___ Dataset extract

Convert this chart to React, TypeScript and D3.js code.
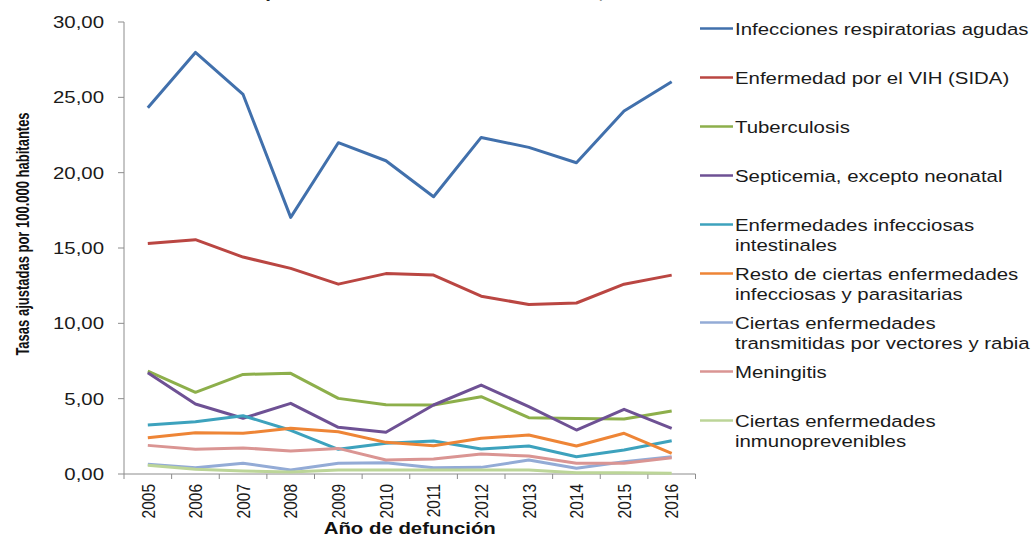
import React from "react";
import * as d3 from "d3";

const years = ["2005","2006","2007","2008","2009","2010","2011","2012","2013","2014","2015","2016"];
const yTicks = [0, 5, 10, 15, 20, 25, 30];

const iraValues = [24.31, 27.98, 25.19, 17.03, 21.99, 20.79, 18.40, 22.34, 21.68, 20.66, 24.09, 26.03];
const vihValues = [15.30, 15.55, 14.40, 13.65, 12.60, 13.30, 13.20, 11.80, 11.25, 11.35, 12.60, 13.20];
const tbcValues = [6.83, 5.42, 6.61, 6.68, 5.02, 4.60, 4.58, 5.13, 3.74, 3.69, 3.65, 4.18];
const septValues = [6.72, 4.65, 3.70, 4.69, 3.10, 2.77, 4.58, 5.90, 4.47, 2.92, 4.29, 3.03];
const intestValues = [3.25, 3.47, 3.87, 2.90, 1.64, 2.04, 2.19, 1.66, 1.86, 1.15, 1.59, 2.21];
const restoValues = [2.41, 2.74, 2.70, 3.03, 2.81, 2.10, 1.88, 2.37, 2.59, 1.86, 2.70, 1.37];
const vectoresValues = [0.64, 0.42, 0.71, 0.27, 0.71, 0.75, 0.42, 0.44, 0.93, 0.38, 0.82, 1.15];
const meningitisValues = [1.90, 1.64, 1.73, 1.53, 1.70, 0.93, 1.00, 1.33, 1.19, 0.71, 0.71, 1.08];
const inmunoValues = [0.58, 0.31, 0.20, 0.13, 0.27, 0.27, 0.27, 0.27, 0.27, 0.09, 0.09, 0.05];

const seriesNames = [
  ["Infecciones respiratorias agudas"],
  ["Enfermedad por el VIH (SIDA)"],
  ["Tuberculosis"],
  ["Septicemia, excepto neonatal"],
  ["Enfermedades infecciosas", "intestinales"],
  ["Resto de ciertas enfermedades", "infecciosas y parasitarias"],
  ["Ciertas enfermedades", "transmitidas por vectores y rabia"],
  ["Meningitis"],
  ["Ciertas enfermedades", "inmunoprevenibles"],
];
const seriesValues = [iraValues, vihValues, tbcValues, septValues, intestValues, restoValues, vectoresValues, meningitisValues, inmunoValues];
const seriesColors = ["#4170AC", "#BA4642", "#8DAF4B", "#6E5194", "#3DA2BD", "#EE8536", "#93ABD6", "#DA9593", "#BCD598"];

const titleText = "Departamento de Norte de Santander, 2005 – 2016";
const yTitle = "Tasas ajustadas por 100.000 habitantes";
const xTitle = "Año de defunción";

const SX = 1.2;
const FONT = "Arial, 'Liberation Sans', sans-serif";

export default function App() {
  const W = 1033, H = 538;
  const x0 = 124, x1 = 695.5, yTop = 22, yBot = 474;
  const x = d3.scalePoint<string>().domain(years).range([x0, x1]).padding(0.5);
  const y = d3.scaleLinear().domain([0, 30]).range([yBot, yTop]);
  const step = x.step();
  const line = d3.line<number>().x((_, i) => x(years[i]) as number).y((d) => y(d));
  const boundaries = d3.range(years.length + 1).map((i) => x0 + i * step);

  const legX = 700, legTextX = 735, legY0 = 28.5, legStep = 49, legLine2 = 20;

  return (
    <div style={{ position: "absolute", left: 0, top: 0 }}>
      <svg width={W} height={H} style={{ display: "block", background: "#fff" }} fontFamily={FONT}>
        <text transform={`translate(481,-2) scale(${SX},1)`} textAnchor="middle" fontSize={17} fontWeight="bold" fill="#222">{titleText}</text>

        {/* axes */}
        <line x1={x0} x2={x0} y1={yTop} y2={yBot} stroke="#8c8c8c" strokeWidth={1} />
        <line x1={x0} x2={x1} y1={yBot} y2={yBot} stroke="#8c8c8c" strokeWidth={1} />
        {yTicks.map((t) => (
          <g key={t}>
            <line x1={x0 - 6} x2={x0} y1={y(t)} y2={y(t)} stroke="#8c8c8c" />
            <text transform={`translate(${x0 - 20},${y(t)}) scale(${SX},1)`} dy="0.36em" textAnchor="end" fontSize={17} fill="#1a1a1a">
              {d3.format(".2f")(t).replace(".", ",")}
            </text>
          </g>
        ))}
        {boundaries.map((b, i) => (
          <line key={i} x1={b} x2={b} y1={yBot} y2={yBot + 5} stroke="#8c8c8c" />
        ))}
        {years.map((yr) => (
          <text key={yr} transform={`translate(${x(yr)},${yBot + 10}) scale(${SX},1) rotate(-90)`} dy="0.36em" textAnchor="end" fontSize={15.5} fill="#1a1a1a">
            {yr}
          </text>
        ))}
        <text transform={`translate(${(x0 + x1) / 2},${534}) scale(${SX},1)`} textAnchor="middle" fontSize={17} fontWeight="bold" fill="#111">{xTitle}</text>
        <text transform={`translate(${22},${234}) scale(1.45,1) rotate(-90)`} dy="0.36em" textAnchor="middle" fontSize={13} fontWeight="bold" fill="#111">{yTitle}</text>

        {/* series */}
        {seriesValues.map((vals, i) => (
          <path key={i} d={line(vals) || ""} fill="none" stroke={seriesColors[i]} strokeWidth={3} strokeLinejoin="round" />
        ))}

        {/* legend */}
        {seriesNames.map((lines, i) => {
          const cy = legY0 + i * legStep;
          return (
            <g key={i}>
              <line x1={legX} x2={legX + 33} y1={cy} y2={cy} stroke={seriesColors[i]} strokeWidth={2.5} />
              {lines.map((ln, j) => (
                <text key={j} transform={`translate(${legTextX},${cy + j * legLine2}) scale(${SX},1)`} dy="0.36em" fontSize={17} fill="#1a1a1a">{ln}</text>
              ))}
            </g>
          );
        })}
      </svg>
    </div>
  );
}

______

• **Problem to solve**:
Transcribe all the lines above exactly, apart from the pictures.

• **Result of this exercise**:
Convert this chart to React, TypeScript and D3.js code.
import React from "react";
import * as d3 from "d3";

const years = ["2005","2006","2007","2008","2009","2010","2011","2012","2013","2014","2015","2016"];
const yTicks = [0, 5, 10, 15, 20, 25, 30];

const iraValues = [24.31, 27.98, 25.19, 17.03, 21.99, 20.79, 18.40, 22.34, 21.68, 20.66, 24.09, 26.03];
const vihValues = [15.30, 15.55, 14.40, 13.65, 12.60, 13.30, 13.20, 11.80, 11.25, 11.35, 12.60, 13.20];
const tbcValues = [6.83, 5.42, 6.61, 6.68, 5.02, 4.60, 4.58, 5.13, 3.74, 3.69, 3.65, 4.18];
const septValues = [6.72, 4.65, 3.70, 4.69, 3.10, 2.77, 4.58, 5.90, 4.47, 2.92, 4.29, 3.03];
const intestValues = [3.25, 3.47, 3.87, 2.90, 1.64, 2.04, 2.19, 1.66, 1.86, 1.15, 1.59, 2.21];
const restoValues = [2.41, 2.74, 2.70, 3.03, 2.81, 2.10, 1.88, 2.37, 2.59, 1.86, 2.70, 1.37];
const vectoresValues = [0.64, 0.42, 0.71, 0.27, 0.71, 0.75, 0.42, 0.44, 0.93, 0.38, 0.82, 1.15];
const meningitisValues = [1.90, 1.64, 1.73, 1.53, 1.70, 0.93, 1.00, 1.33, 1.19, 0.71, 0.71, 1.08];
const inmunoValues = [0.58, 0.31, 0.20, 0.13, 0.27, 0.27, 0.27, 0.27, 0.27, 0.09, 0.09, 0.05];

const seriesNames = [
  ["Infecciones respiratorias agudas"],
  ["Enfermedad por el VIH (SIDA)"],
  ["Tuberculosis"],
  ["Septicemia, excepto neonatal"],
  ["Enfermedades infecciosas", "intestinales"],
  ["Resto de ciertas enfermedades", "infecciosas y parasitarias"],
  ["Ciertas enfermedades", "transmitidas por vectores y rabia"],
  ["Meningitis"],
  ["Ciertas enfermedades", "inmunoprevenibles"],
];
const seriesValues = [iraValues, vihValues, tbcValues, septValues, intestValues, restoValues, vectoresValues, meningitisValues, inmunoValues];
const seriesColors = ["#4170AC", "#BA4642", "#8DAF4B", "#6E5194", "#3DA2BD", "#EE8536", "#93ABD6", "#DA9593", "#BCD598"];

const titleText = "Departamento de Norte de Santander, 2005 – 2016";
const yTitle = "Tasas ajustadas por 100.000 habitantes";
const xTitle = "Año de defunción";

const SX = 1.2;
const FONT = "Arial, 'Liberation Sans', sans-serif";

export default function App() {
  const W = 1033, H = 538;
  const x0 = 124, x1 = 695.5, yTop = 22, yBot = 474;
  const x = d3.scalePoint<string>().domain(years).range([x0, x1]).padding(0.5);
  const y = d3.scaleLinear().domain([0, 30]).range([yBot, yTop]);
  const step = x.step();
  const line = d3.line<number>().x((_, i) => x(years[i]) as number).y((d) => y(d));
  const boundaries = d3.range(years.length + 1).map((i) => x0 + i * step);

  const legX = 700, legTextX = 735, legY0 = 28.5, legStep = 49, legLine2 = 20;

  return (
    <div style={{ position: "absolute", left: 0, top: 0 }}>
      <svg width={W} height={H} style={{ display: "block", background: "#fff" }} fontFamily={FONT}>
        <text transform={`translate(481,-2) scale(${SX},1)`} textAnchor="middle" fontSize={17} fontWeight="bold" fill="#222">{titleText}</text>

        {/* axes */}
        <line x1={x0} x2={x0} y1={yTop} y2={yBot} stroke="#8c8c8c" strokeWidth={1} />
        <line x1={x0} x2={x1} y1={yBot} y2={yBot} stroke="#8c8c8c" strokeWidth={1} />
        {yTicks.map((t) => (
          <g key={t}>
            <line x1={x0 - 6} x2={x0} y1={y(t)} y2={y(t)} stroke="#8c8c8c" />
            <text transform={`translate(${x0 - 20},${y(t)}) scale(${SX},1)`} dy="0.36em" textAnchor="end" fontSize={17} fill="#1a1a1a">
              {d3.format(".2f")(t).replace(".", ",")}
            </text>
          </g>
        ))}
        {boundaries.map((b, i) => (
          <line key={i} x1={b} x2={b} y1={yBot} y2={yBot + 5} stroke="#8c8c8c" />
        ))}
        {years.map((yr) => (
          <text key={yr} transform={`translate(${x(yr)},${yBot + 10}) scale(${SX},1) rotate(-90)`} dy="0.36em" textAnchor="end" fontSize={15.5} fill="#1a1a1a">
            {yr}
          </text>
        ))}
        <text transform={`translate(${(x0 + x1) / 2},${534}) scale(${SX},1)`} textAnchor="middle" fontSize={17} fontWeight="bold" fill="#111">{xTitle}</text>
        <text transform={`translate(${22},${234}) scale(1.45,1) rotate(-90)`} dy="0.36em" textAnchor="middle" fontSize={13} fontWeight="bold" fill="#111">{yTitle}</text>

        {/* series */}
        {seriesValues.map((vals, i) => (
          <path key={i} d={line(vals) || ""} fill="none" stroke={seriesColors[i]} strokeWidth={3} strokeLinejoin="round" />
        ))}

        {/* legend */}
        {seriesNames.map((lines, i) => {
          const cy = legY0 + i * legStep;
          return (
            <g key={i}>
              <line x1={legX} x2={legX + 33} y1={cy} y2={cy} stroke={seriesColors[i]} strokeWidth={2.5} />
              {lines.map((ln, j) => (
                <text key={j} transform={`translate(${legTextX},${cy + j * legLine2}) scale(${SX},1)`} dy="0.36em" fontSize={17} fill="#1a1a1a">{ln}</text>
              ))}
            </g>
          );
        })}
      </svg>
    </div>
  );
}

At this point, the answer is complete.